**INFORMATION PROVIDED:**

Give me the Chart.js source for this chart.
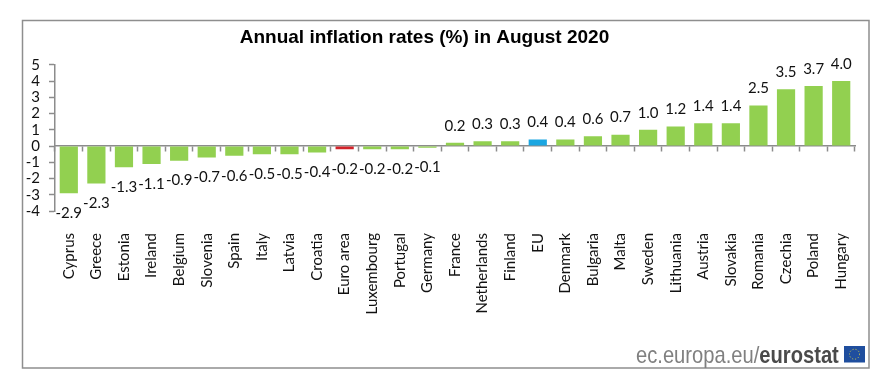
<!DOCTYPE html>
<html lang="en">
<head>
  <meta charset="UTF-8" />
  <title>Annual inflation rates</title>
  <script src="https://cdn.jsdelivr.net/npm/chart.js"></script>
  <style>
    body { margin: 0; padding: 0; background: #fff; }
    canvas { display: block; }
  </style>
</head>
<body>
  <canvas id="chart" width="891" height="388"></canvas>

  <script>
    const countries = ['Cyprus', 'Greece', 'Estonia', 'Ireland', 'Belgium', 'Slovenia', 'Spain', 'Italy', 'Latvia', 'Croatia',
      'Euro area', 'Luxembourg', 'Portugal', 'Germany', 'France', 'Netherlands', 'Finland', 'EU', 'Denmark', 'Bulgaria',
      'Malta', 'Sweden', 'Lithuania', 'Austria', 'Slovakia', 'Romania', 'Czechia', 'Poland', 'Hungary'];
    const rates = [-2.9, -2.3, -1.3, -1.1, -0.9, -0.7, -0.6, -0.5, -0.5, -0.4,
      -0.2, -0.2, -0.2, -0.1, 0.2, 0.3, 0.3, 0.4, 0.4, 0.6,
      0.7, 1.0, 1.2, 1.4, 1.4, 2.5, 3.5, 3.7, 4.0];
    const barColors = countries.map(c => c === 'Euro area' ? '#D2232A' : c === 'EU' ? '#1BA6E1' : '#92D050');

    const font = 'Lato, sans-serif';
    const axisGrey = '#8C8C8C';

    // frame, eurostat logo, value labels
    const extras = {
      id: 'extras',
      afterLayout(chart) {
        // the title sits left of the frame centre in the original
        chart.titleBlock.right -= 6;
      },
      beforeDraw(chart) {
        const ctx = chart.ctx;
        ctx.save();
        ctx.strokeStyle = '#8E8E8E';
        ctx.lineWidth = 1.5;
        ctx.strokeRect(22.5, 20.5, 846.5, 347.5);

        // logo text is condensed in the original
        ctx.save();
        ctx.translate(636, 363);
        ctx.scale(0.84, 1);
        ctx.textBaseline = 'alphabetic';
        ctx.textAlign = 'left';
        ctx.fillStyle = '#808080';
        ctx.font = '24px "Liberation Sans"';
        const first = 'ec.europa.eu/';
        ctx.fillText(first, 0, 0);
        const w = ctx.measureText(first).width;
        ctx.fillStyle = '#4A4A4A';
        ctx.font = 'bold 24px "Liberation Sans"';
        ctx.fillText('eurostat', w, 0);
        ctx.restore();

        ctx.fillStyle = '#1F4E9E';
        ctx.fillRect(844, 346, 21, 16.5);
        ctx.strokeStyle = '#D8D24A';
        ctx.lineWidth = 1;
        ctx.setLineDash([1, 2]);
        ctx.beginPath();
        ctx.arc(854.5, 354.2, 5, 0, Math.PI * 2);
        ctx.stroke();
        ctx.restore();
      },
      afterDatasetsDraw(chart) {
        const ctx = chart.ctx;
        const bars = chart.getDatasetMeta(0).data;
        ctx.save();
        ctx.font = '15px ' + font;
        ctx.fillStyle = '#111';
        ctx.textAlign = 'center';
        ctx.textBaseline = 'middle';
        bars.forEach((bar, i) => {
          const v = rates[i];
          ctx.fillText(v.toFixed(1), bar.x, bar.y + (v < 0 ? 20 : -17));
        });
        ctx.restore();
      }
    };

    new Chart(document.getElementById('chart'), {
      type: 'bar',
      data: {
        labels: countries,
        datasets: [{
          data: rates,
          backgroundColor: barColors,
          categoryPercentage: 1,
          barPercentage: 0.66
        }]
      },
      options: {
        responsive: false,
        animation: false,
        layout: { padding: { top: 26, right: 36, left: 0, bottom: 0 } },
        plugins: {
          legend: { display: false },
          tooltip: { enabled: false },
          title: {
            display: true,
            text: 'Annual inflation rates (%) in August 2020',
            color: '#000',
            font: { family: '"Liberation Sans"', size: 19, weight: 'bold' },
            padding: { top: 0, bottom: 16 }
          }
        },
        scales: {
          x: {
            position: 'bottom',
            grid: { display: false },
            border: { display: false },
            ticks: {
              autoSkip: false,
              minRotation: 90,
              maxRotation: 90,
              padding: 14,
              color: '#111',
              font: { family: font, size: 15 }
            },
            afterFit(scale) { scale.height = 177; }
          },
          // zero line with the tick marks between the bars
          x2: {
            type: 'category',
            labels: countries,
            position: { y: 0 },
            offset: true,
            ticks: { display: false },
            border: { color: axisGrey, width: 1.5 },
            grid: { offset: true, drawOnChartArea: false, tickLength: 5, tickColor: axisGrey, tickWidth: 1.5 }
          },
          y: {
            min: -4,
            max: 5,
            grid: { drawOnChartArea: false, tickLength: 6, tickColor: axisGrey, tickWidth: 1.5 },
            border: { color: axisGrey, width: 1.5 },
            ticks: {
              autoSkip: false,
              stepSize: 1,
              padding: 9,
              color: '#111',
              font: { family: font, size: 15 }
            },
            afterFit(scale) { scale.width = 55; }
          }
        }
      },
      plugins: [extras]
    });
  </script>
</body>
</html>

**EXERCISE INSTRUCTIONS:** Transcribe the whole listing exactly. Pictures stay out of your copy.

**SOLUTION FOR THIS PROBLEM:**
Give me the Chart.js source for this chart.
<!DOCTYPE html>
<html lang="en">
<head>
  <meta charset="UTF-8" />
  <title>Annual inflation rates</title>
  <script src="https://cdn.jsdelivr.net/npm/chart.js"></script>
  <style>
    body { margin: 0; padding: 0; background: #fff; }
    canvas { display: block; }
  </style>
</head>
<body>
  <canvas id="chart" width="891" height="388"></canvas>

  <script>
    const countries = ['Cyprus', 'Greece', 'Estonia', 'Ireland', 'Belgium', 'Slovenia', 'Spain', 'Italy', 'Latvia', 'Croatia',
      'Euro area', 'Luxembourg', 'Portugal', 'Germany', 'France', 'Netherlands', 'Finland', 'EU', 'Denmark', 'Bulgaria',
      'Malta', 'Sweden', 'Lithuania', 'Austria', 'Slovakia', 'Romania', 'Czechia', 'Poland', 'Hungary'];
    const rates = [-2.9, -2.3, -1.3, -1.1, -0.9, -0.7, -0.6, -0.5, -0.5, -0.4,
      -0.2, -0.2, -0.2, -0.1, 0.2, 0.3, 0.3, 0.4, 0.4, 0.6,
      0.7, 1.0, 1.2, 1.4, 1.4, 2.5, 3.5, 3.7, 4.0];
    const barColors = countries.map(c => c === 'Euro area' ? '#D2232A' : c === 'EU' ? '#1BA6E1' : '#92D050');

    const font = 'Lato, sans-serif';
    const axisGrey = '#8C8C8C';

    // frame, eurostat logo, value labels
    const extras = {
      id: 'extras',
      afterLayout(chart) {
        // the title sits left of the frame centre in the original
        chart.titleBlock.right -= 6;
      },
      beforeDraw(chart) {
        const ctx = chart.ctx;
        ctx.save();
        ctx.strokeStyle = '#8E8E8E';
        ctx.lineWidth = 1.5;
        ctx.strokeRect(22.5, 20.5, 846.5, 347.5);

        // logo text is condensed in the original
        ctx.save();
        ctx.translate(636, 363);
        ctx.scale(0.84, 1);
        ctx.textBaseline = 'alphabetic';
        ctx.textAlign = 'left';
        ctx.fillStyle = '#808080';
        ctx.font = '24px "Liberation Sans"';
        const first = 'ec.europa.eu/';
        ctx.fillText(first, 0, 0);
        const w = ctx.measureText(first).width;
        ctx.fillStyle = '#4A4A4A';
        ctx.font = 'bold 24px "Liberation Sans"';
        ctx.fillText('eurostat', w, 0);
        ctx.restore();

        ctx.fillStyle = '#1F4E9E';
        ctx.fillRect(844, 346, 21, 16.5);
        ctx.strokeStyle = '#D8D24A';
        ctx.lineWidth = 1;
        ctx.setLineDash([1, 2]);
        ctx.beginPath();
        ctx.arc(854.5, 354.2, 5, 0, Math.PI * 2);
        ctx.stroke();
        ctx.restore();
      },
      afterDatasetsDraw(chart) {
        const ctx = chart.ctx;
        const bars = chart.getDatasetMeta(0).data;
        ctx.save();
        ctx.font = '15px ' + font;
        ctx.fillStyle = '#111';
        ctx.textAlign = 'center';
        ctx.textBaseline = 'middle';
        bars.forEach((bar, i) => {
          const v = rates[i];
          ctx.fillText(v.toFixed(1), bar.x, bar.y + (v < 0 ? 20 : -17));
        });
        ctx.restore();
      }
    };

    new Chart(document.getElementById('chart'), {
      type: 'bar',
      data: {
        labels: countries,
        datasets: [{
          data: rates,
          backgroundColor: barColors,
          categoryPercentage: 1,
          barPercentage: 0.66
        }]
      },
      options: {
        responsive: false,
        animation: false,
        layout: { padding: { top: 26, right: 36, left: 0, bottom: 0 } },
        plugins: {
          legend: { display: false },
          tooltip: { enabled: false },
          title: {
            display: true,
            text: 'Annual inflation rates (%) in August 2020',
            color: '#000',
            font: { family: '"Liberation Sans"', size: 19, weight: 'bold' },
            padding: { top: 0, bottom: 16 }
          }
        },
        scales: {
          x: {
            position: 'bottom',
            grid: { display: false },
            border: { display: false },
            ticks: {
              autoSkip: false,
              minRotation: 90,
              maxRotation: 90,
              padding: 14,
              color: '#111',
              font: { family: font, size: 15 }
            },
            afterFit(scale) { scale.height = 177; }
          },
          // zero line with the tick marks between the bars
          x2: {
            type: 'category',
            labels: countries,
            position: { y: 0 },
            offset: true,
            ticks: { display: false },
            border: { color: axisGrey, width: 1.5 },
            grid: { offset: true, drawOnChartArea: false, tickLength: 5, tickColor: axisGrey, tickWidth: 1.5 }
          },
          y: {
            min: -4,
            max: 5,
            grid: { drawOnChartArea: false, tickLength: 6, tickColor: axisGrey, tickWidth: 1.5 },
            border: { color: axisGrey, width: 1.5 },
            ticks: {
              autoSkip: false,
              stepSize: 1,
              padding: 9,
              color: '#111',
              font: { family: font, size: 15 }
            },
            afterFit(scale) { scale.width = 55; }
          }
        }
      },
      plugins: [extras]
    });
  </script>
</body>
</html>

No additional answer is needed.